What makes a great performance? Acting is such a subtle and mysterious art form that sometimes it’s hard to put your finger on all of the minute nuances that elevate a good portrayal to a great one. Maybe that’s why so many of us get so worked up into a tizzy when we see a movie star drop a ton of weight for a role. It’s something we can see, something we can explain in raw numbers.
Robert De Niro gained 60 pounds of Method flab to play the past-his-prime middleweight lug Jake LaMotta in Raging Bull. Michael Fassbender dropped 35 pounds to play imprisoned IRA hunger striker Bobby Sands in Hunger. Matt Damon shed 50 pounds to play a scarred war vet in Courage Under Fire.

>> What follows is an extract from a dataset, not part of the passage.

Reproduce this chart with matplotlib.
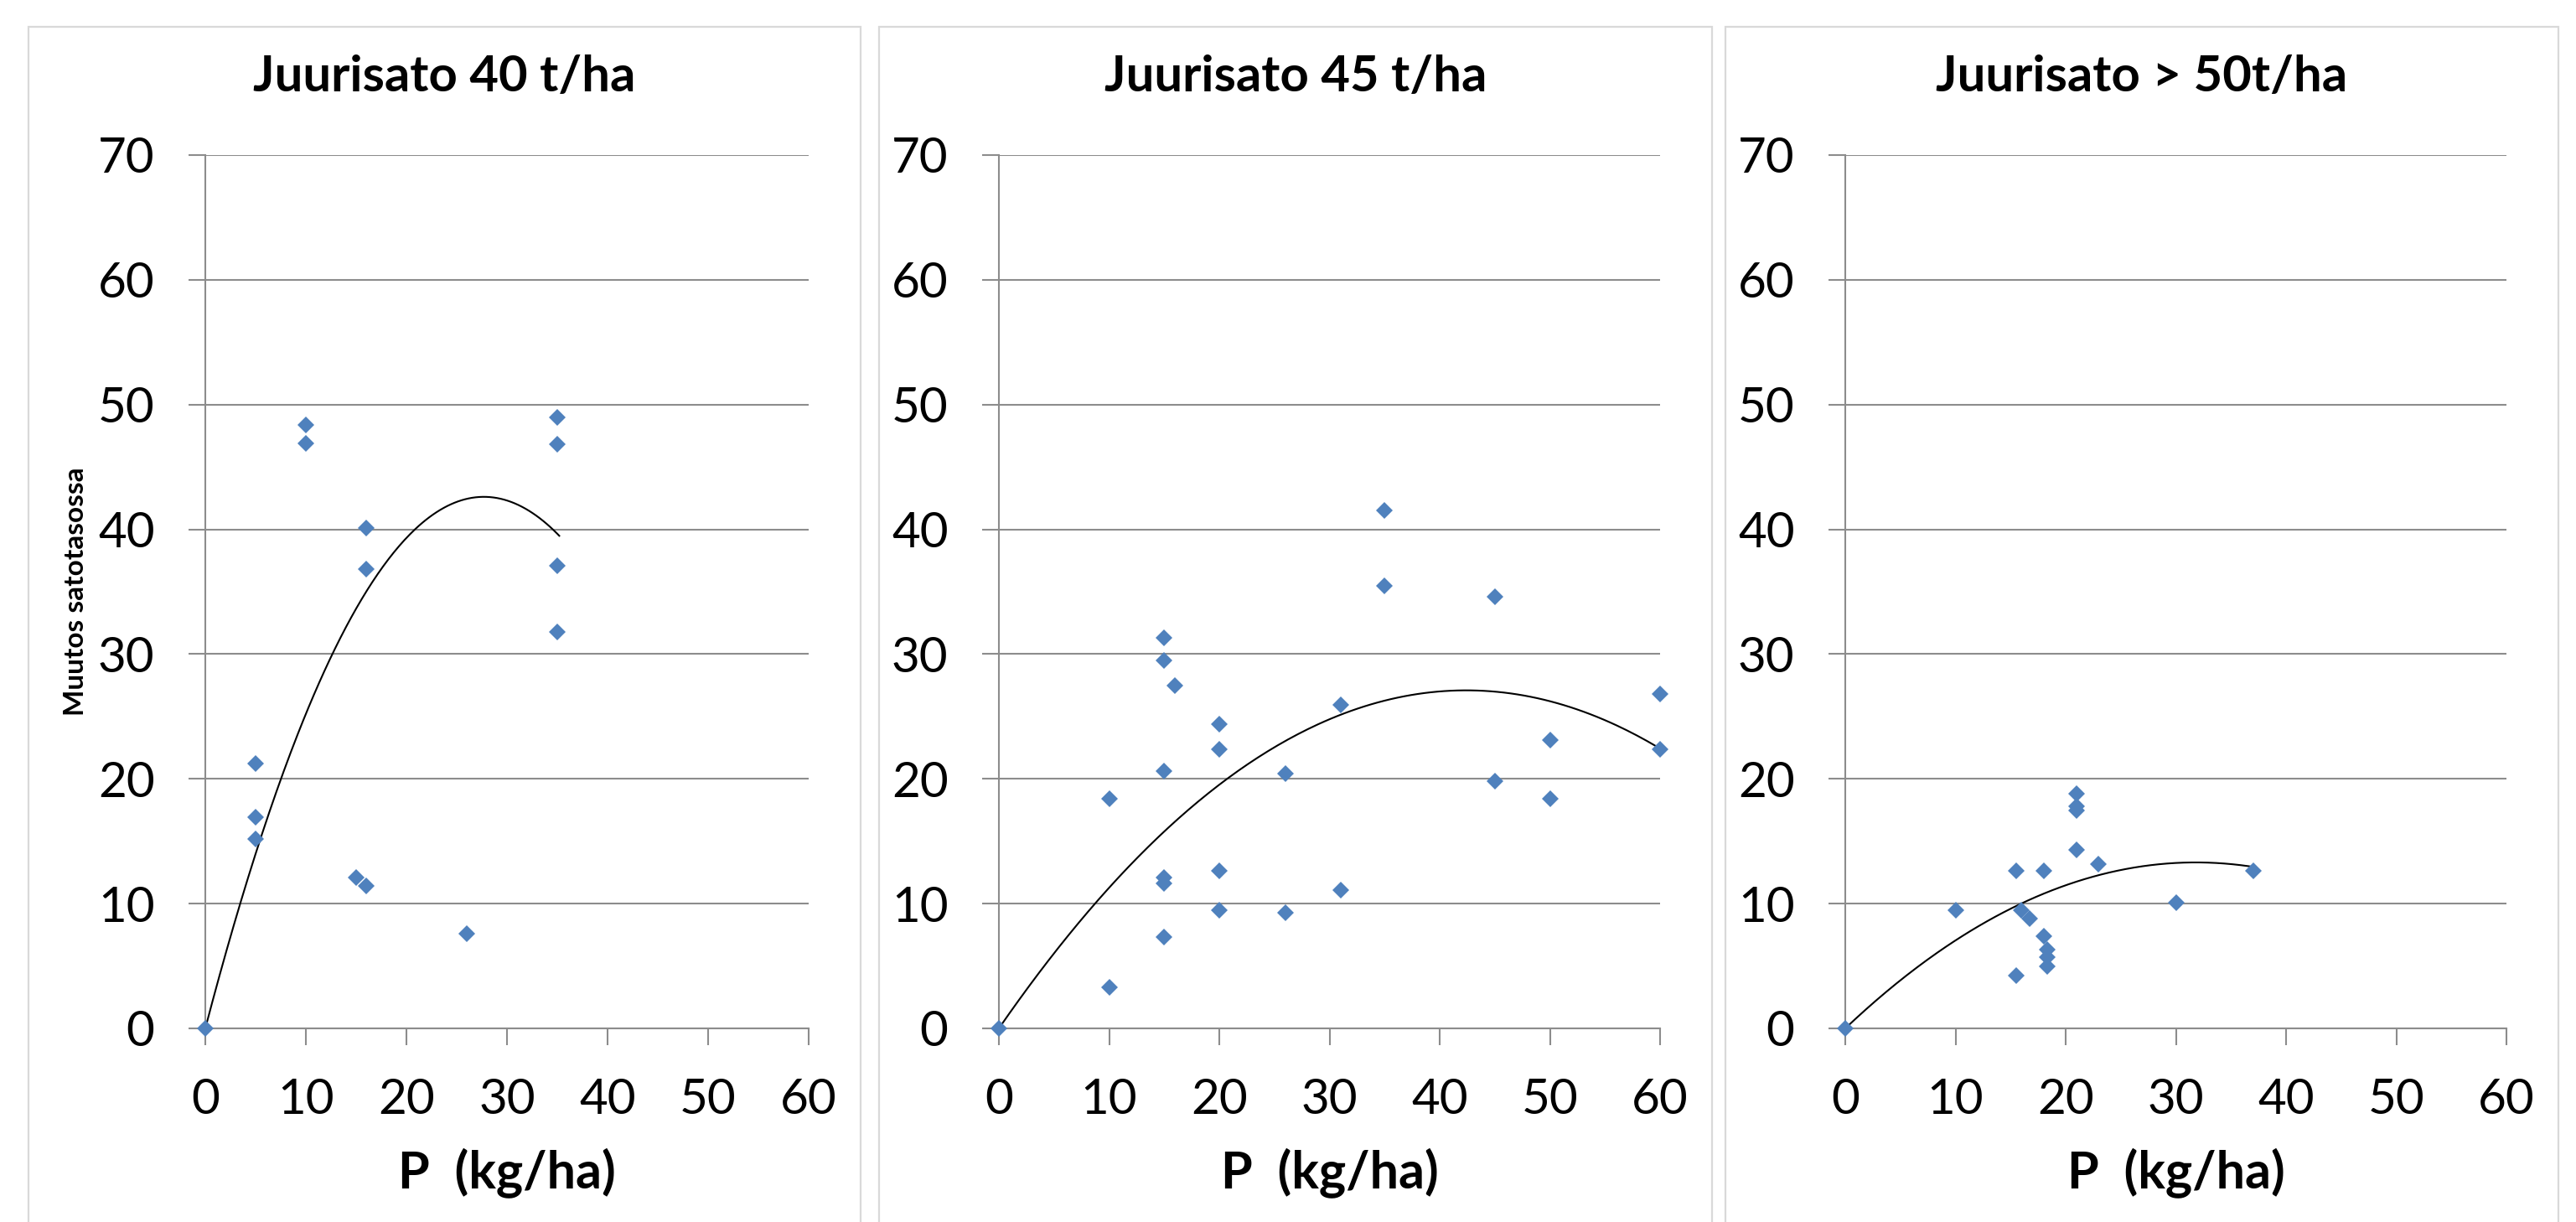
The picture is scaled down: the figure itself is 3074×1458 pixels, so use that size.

And Christian Bale, who seems to make a habit of this kind of thing, risked his life by shedding 60 pounds to turn himself into a walking ghoul for The Machinist — a movie you’d think more people would have seen considering what a big deal critics and media types made over Bale’s ghastly transformation.
Now comes Matthew McConaughey, whose weight loss to play a man with AIDS in the very good new film Dallas Buyers Club, is merely the latest example of a big-time movie star crash-dieting for a role. I’m all for actors doing whatever it takes to summon something we haven’t seen before. But there’s something about all of these staggering weight loss feats that’s starting to feel a little familiar. Everywhere you look on the newsstand or Internet lately, you see stories about McConaughey’s drastic weight loss and how it’s a sign of his new seriousness as an actor. That he is killing off his old laid back, tawny-chested, rom-com stud persona to be taken seriously just by saying no to carbs and punching a new hole in his belt.